* **Data**:
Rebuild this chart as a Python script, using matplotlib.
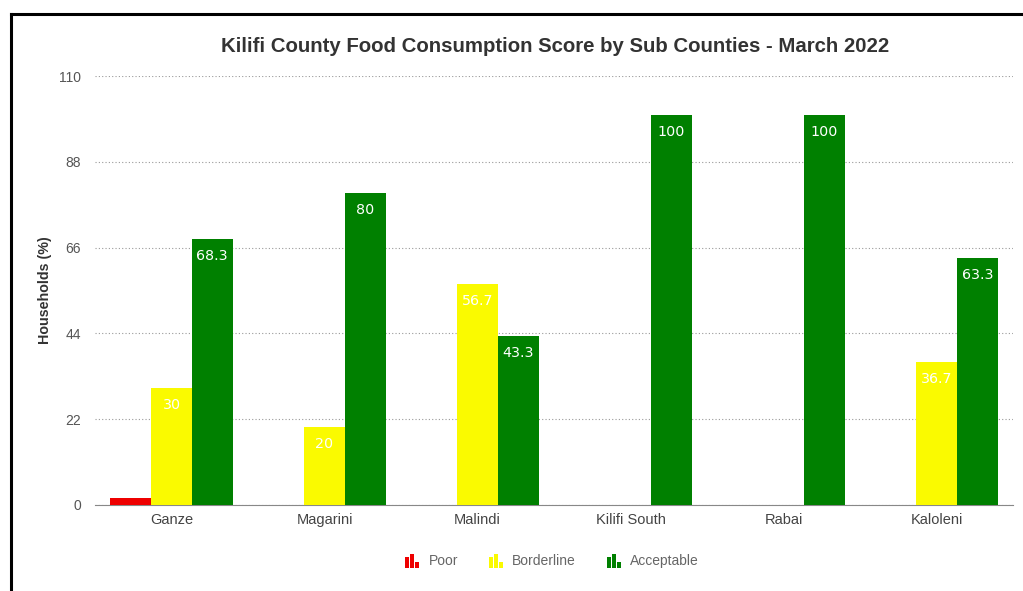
import numpy as np
import matplotlib.pyplot as plt
from matplotlib.patches import Rectangle
from matplotlib.legend_handler import HandlerBase
from matplotlib.lines import Line2D

plt.rcParams['font.family'] = 'Liberation Sans'

counties = ['Ganze', 'Magarini', 'Malindi', 'Kilifi South', 'Rabai', 'Kaloleni']
poor = [1.7, 0, 0, 0, 0, 0]
borderline = [30, 20, 56.7, 0, 0, 36.7]
acceptable = [68.3, 80, 43.3, 100, 100, 63.3]

series = ['Poor', 'Borderline', 'Acceptable']
colors = ['#ee0000', '#fafa00', '#008000']
yticks = [0, 22, 44, 66, 88, 110]


# small bar-chart icon for the legend entries
class BarIconHandler(HandlerBase):
    def create_artists(self, legend, orig_handle, xdescent, ydescent,
                       width, height, fontsize, trans):
        c = orig_handle.get_color()
        w = width / 3.6
        hs = [0.75, 1.0, 0.4]
        arts = []
        for i, h in enumerate(hs):
            r = Rectangle((-xdescent + i * w * 1.2, -ydescent - height * 0.15),
                          w, height * 1.2 * h, facecolor=c, edgecolor='none',
                          transform=trans)
            arts.append(r)
        return arts


fig = plt.figure(figsize=(10.23, 5.91), dpi=100)
ax = fig.add_axes([95 / 1023, 1 - 505 / 591, 918 / 1023, 429 / 591])

x = np.arange(len(counties))
bw = 0.8 / 3
data = [poor, borderline, acceptable]
for k, (vals, col) in enumerate(zip(data, colors)):
    pos = x + (k - 1) * bw
    ax.bar(pos, vals, width=bw, color=col, zorder=3)
    if k == 0:
        continue
    for xi, v in zip(pos, vals):
        if v > 0:
            ax.annotate(f'{v:g}', (xi, v), xytext=(0, -12.5), textcoords='offset points',
                        ha='center', va='center', color='white', fontsize=10.3,
                        family='DejaVu Sans', zorder=4)

ax.set_xlim(-0.5, len(counties) - 0.5)
ax.set_ylim(0, 110)
ax.set_yticks(yticks)
ax.set_xticks(x)
ax.set_xticklabels(counties)
ax.grid(axis='y', linestyle=(0, (1, 2)), color='#999999', linewidth=0.8, zorder=0)
for s in ['top', 'right', 'left']:
    ax.spines[s].set_visible(False)
ax.spines['bottom'].set_color('#888888')
ax.tick_params(axis='y', length=0, pad=10, labelsize=10, labelcolor='#555555')
ax.tick_params(axis='x', length=0, pad=6, labelsize=10.5, labelcolor='#444444')

ax.set_ylabel('Households (%)', fontsize=10.3, fontweight='bold', color='#333333')
ax.yaxis.set_label_coords(-0.047, 0.5)

fig.text(555 / 1023, 1 - 47 / 591, 'Kilifi County Food Consumption Score by Sub Counties - March 2022',
         ha='center', va='center', fontsize=14.7, fontweight='bold', color='#333333')

handles = [Line2D([], [], color=c) for c in colors]
leg = fig.legend(handles, series, loc='center', bbox_to_anchor=(552 / 1023, 1 - 561 / 591),
                 ncol=3, frameon=False, fontsize=10, handler_map={Line2D: BarIconHandler()},
                 handlelength=1.1, handleheight=0.9, columnspacing=2.2, handletextpad=0.6)
for t in leg.get_texts():
    t.set_color('#666666')

# frame lines along the left and top
fig.add_artist(Line2D([11 / 1023, 11 / 1023], [0, 1 - 14 / 591], color='black', linewidth=2.2))
fig.add_artist(Line2D([11 / 1023, 1], [1 - 14 / 591, 1 - 14 / 591], color='black', linewidth=2.2))

fig.savefig('out.png', dpi=100, facecolor='white')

* **Problem description**: The lines from the start of the data through the line that contains "yticks = [0, 22, 44, 66, 88, 110]" are to be returned exactly, please, with both ends included and every picture left out.

* **Answer**:
Rebuild this chart as a Python script, using matplotlib.
import numpy as np
import matplotlib.pyplot as plt
from matplotlib.patches import Rectangle
from matplotlib.legend_handler import HandlerBase
from matplotlib.lines import Line2D

plt.rcParams['font.family'] = 'Liberation Sans'

counties = ['Ganze', 'Magarini', 'Malindi', 'Kilifi South', 'Rabai', 'Kaloleni']
poor = [1.7, 0, 0, 0, 0, 0]
borderline = [30, 20, 56.7, 0, 0, 36.7]
acceptable = [68.3, 80, 43.3, 100, 100, 63.3]

series = ['Poor', 'Borderline', 'Acceptable']
colors = ['#ee0000', '#fafa00', '#008000']
yticks = [0, 22, 44, 66, 88, 110]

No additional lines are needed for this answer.